3. Projects lead to flow.

What most people are looking for in their creative ventures and in their work, in general, is a state of flow where their minds are “firing on all cylinders.” They need the right balance of challenge and interest that leave them so caught up in the moment that they lose track of time. Projects do this for INFJs.

Projects in a quiet setting with plenty of time and space to think afford us the opportunity to solve problems, create, synthesize, and envision. We need the quiet because, although we love people, we’re introverts. Too much stimulation will drain us and send us into shut-down mode, but just the right amount leads us to a state of flow, where we’re loving what we’re doing. Again, the secret is to focus deeply on one thing at a time.

4. Projects provide autonomy.

When you’re working on a project, you can work with other people, or you can work by yourself. If what you’re working on is your own creative endeavor, not one a supervisor has assigned you, you can work on it…

  1. When you want…
  2. Where you want…
  3. How you want…

This is the ultimate trifecta. I didn’t realize how important these three things were to me – and a lot of INFJs – until recently.

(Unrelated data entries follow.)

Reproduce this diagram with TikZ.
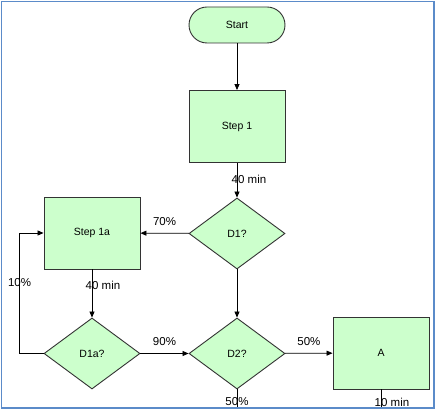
\documentclass[tikz,border=0pt]{standalone}
\usepackage{fontspec}
\setmainfont{Liberation Sans}
\usetikzlibrary{arrows.meta,shapes.geometric}
\definecolor{boxfill}{HTML}{CCFFCC}
\definecolor{boxline}{HTML}{333333}
\definecolor{framecol}{HTML}{5B8BC9}
\tikzset{
    stepbox/.style={rectangle, draw=boxline, fill=boxfill, line width=0.9pt,
        minimum width=96pt, minimum height=72pt, inner sep=0pt, font=\fontsize{10.5}{12}\selectfont},
    startbox/.style={stepbox, minimum height=36pt, rounded corners=18pt},
    decbox/.style={diamond, draw=boxline, fill=boxfill, line width=0.9pt, aspect=1.35,
        minimum width=96pt, minimum height=71pt, inner sep=0pt, font=\fontsize{10.5}{12}\selectfont},
    flow/.style={-{Triangle[length=6pt,width=5pt]}, line width=0.8pt},
    lbl/.style={font=\fontsize{11.5}{13}\selectfont, inner sep=0pt}
}
\begin{document}
\begin{tikzpicture}[x=1pt, y=-1pt]
        \useasboundingbox (0,0) rectangle (437,411);
        \begin{scope}
        \clip (1.5,1.5) rectangle (434,408);
        % boxes
        \node[startbox] (start) at (237,25) {Start};
        \node[stepbox] (s1) at (237,126.5) {Step 1};
        \node[decbox] (d1) at (237,233.5) {D1?};
        \node[stepbox] (s1a) at (92,233) {Step 1a};
        \node[decbox] (d1a) at (92,353.5) {D1a?};
        \node[decbox] (d2) at (237,353.5) {D2?};
        \node[stepbox] (a) at (381,353) {A};
        % connectors
        \draw[flow] (start) -- (s1);
        \draw[flow] (s1) -- node[lbl, xshift=12pt, yshift=1pt] {40 min} (d1);
        \draw[flow] (d1) -- node[lbl, yshift=12pt] {70\%} (s1a);
        \draw[flow] (s1a) -- node[lbl, xshift=11pt, yshift=8pt] {40 min} (d1a);
        \draw[flow] (d1) -- (d2);
        \draw[flow] (d1a) -- node[lbl, yshift=12pt] {90\%} (d2);
        \draw[flow] (d2) -- node[lbl, yshift=12pt] {50\%} (a);
        \draw[flow] (d1a.west) -- ++(-24,0) |- node[lbl, pos=0.296] {10\%} (s1a.west);
        % lines leaving the page
        \draw[line width=0.8pt] (d2.south) -- node[lbl, pos=0.4] {50\%} ++(0,30);
        \draw[line width=0.8pt] (a.south) -- node[lbl, pos=0.43, xshift=11pt] {10 min} ++(0,30);
        \end{scope}
        % frame
        \draw[framecol, line width=1.5pt] (1.5,1.5) rectangle (434,408);
    \end{tikzpicture}
\end{document}
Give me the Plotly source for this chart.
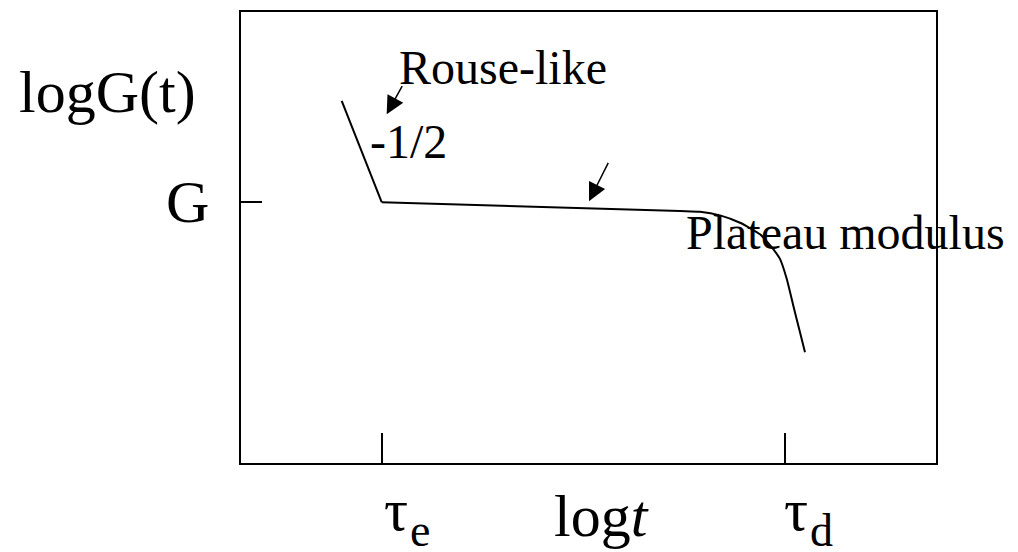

When I do work, I want the freedom to control “the process and the product” as the authors of Do What You Are put it. I like to have complete creative control and to be able to make something that measures up to my standards. In too many other areas of life, external pressures force me to work in noisy environments with lots of people making subpar products, so when I get to work in quiet, by myself, making something I’m proud of, it’s a very satisfying thing. Can you say the same for yourself?

5. Projects lead to a sense of accomplishment.

Despite the fact that we INFJs are largely openminded learners, I can’t overlook the “J” at the end of our four-letter personality: We are, in the end, judgers who like to get stuff done, and we won’t be content sitting on creative ideas indefinitely. Unlike endless recurring tasks and chores, projects end. And when they do, we can see and enjoy the final product. We also get to check the project off as “complete.”

When I started this blog, wrote a book, and launched a podcast, those were big moments for me, ones I look back on with satisfaction and gratitude. Have you created or finished something you look back on with delight? Finished projects are milestones, confidence boosters, and motivators for the future. They’ll feed your INFJ heart.

What projects do you love to spend time on?